Still, there were no signs that the Devils would shave a two-Mississippi off their collective best in only seven days.

Morris suspected that if his team threatened the record, it would happen in February’s state meet at Bowdoin College, where there are fewer distractions than in a dual or triangular competition.

“You always get better in the championship meets,” said Morris, a co-captain. “During the normal meets we always swim other events, so we’re tired. When we get to states, that’s all we’re swimming, so we’ll have more energy.”

“It’s really tough because people are swimming 500s right before it. We’re swimming a little bit tired,” Stocker noted. “It’s probably two-thirds of the way through a (regular) meet.”

Morris and Tirabassi shared the podium with Roy and Adams as third-place finishers in the consolation final at last year’s Class A championship, where they missed out on the school record by a fraction. Tirabassi, Morris, Stocker and Roy won the 400 free relay at the same meet, establishing them as the No. 9 team in the state.

Friday’s breakthrough vaulted the 200 freestyle team onto the charts with a bullet as the sixth-fastest time in Maine this season. They rank 11th in the other two relay events, as well.

“Relays are worth more points (than individual events), so I like that,” Tirabassi said.

There’s also a camaraderie that surpasses the typical team bond in what is already a close-knit sport.

Consider one of the lasting images from the Beijing Olympics, that of Michael Phelps bellowing into the water, then exulting at poolside as Jason Lezak rallied to deliver a U.S. victory by one-hundredth of a second.

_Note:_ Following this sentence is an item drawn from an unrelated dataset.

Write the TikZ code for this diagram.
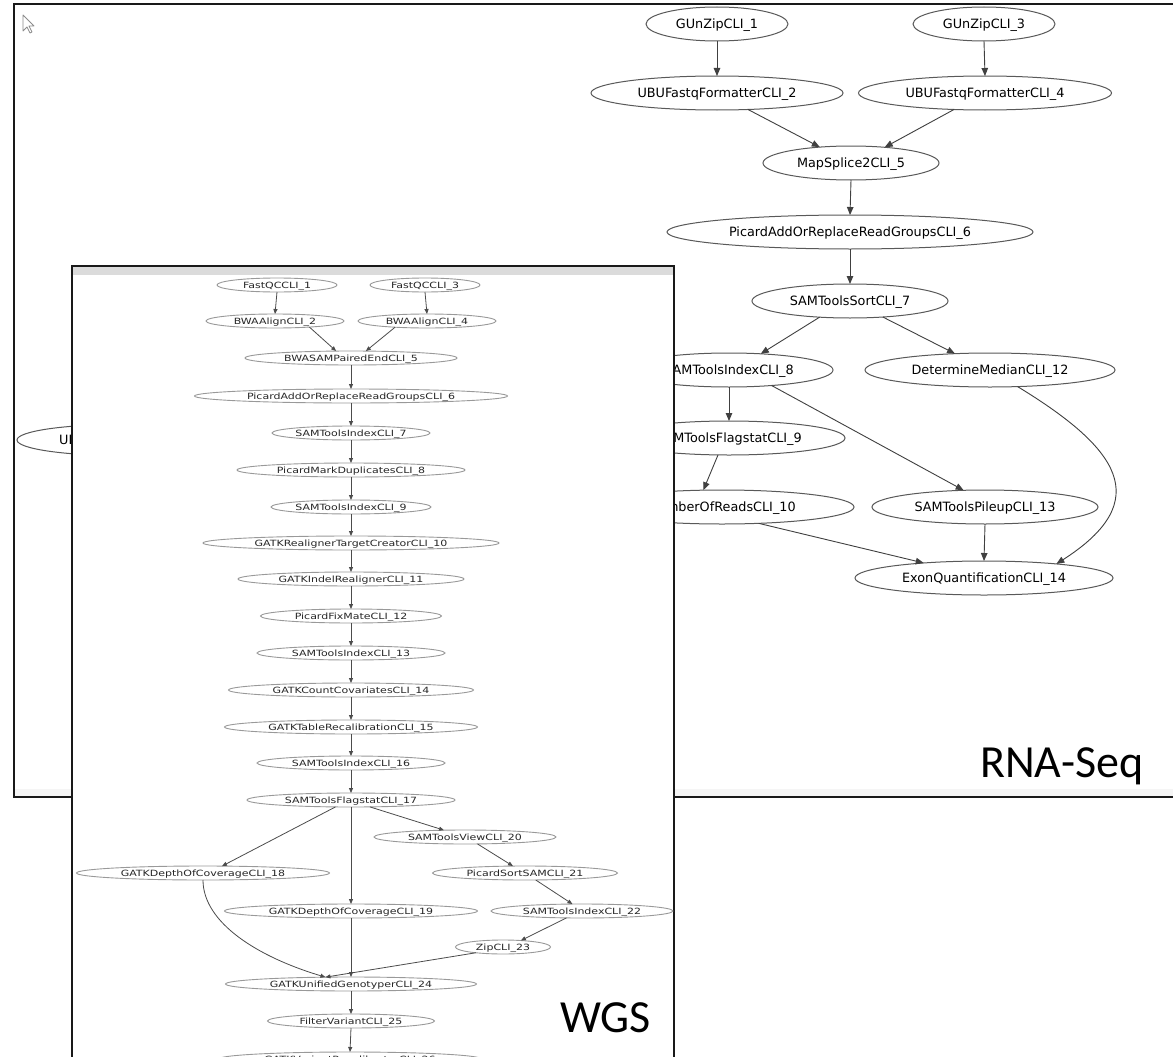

“I just like relays in general,” Miles said. “You’re cheering for three other guys in the water, and when you’re swimming you have three other guys screaming at you. ‘Go faster! Go faster!’ “

Having a top-notch relay team, combined with its overall numbers, makes Lewiston an early favorite to defend its Kennebec Valley Athletic Conference title on Feb. 7 in Bath. The Blue Devils already have defeated longtime KVAC menace Morse in the regular season for the second straight year.

Miles and Stocker aren’t the only new additions to Tirabassi and Morris’ world. The seniors are working with their third different coach in four years. Aube succeeds Becky Angelides and Dave Bright.

Regardless of how the final weeks unfold, the new-look Devils know they’ll have the privilege of applying some wet ink to their wall of fame at Lewiston YWCA.

“The people we lost last year were pretty good,” Morris said, “but we knew we had good people coming up.”

Good enough to be the measuring stick for the next wave of up-and-comers. And who knows? At the rate such records typically tumble, Tirabassi, Morris, Stocker and Miles’ 15 minutes of fame could persist for 20 years.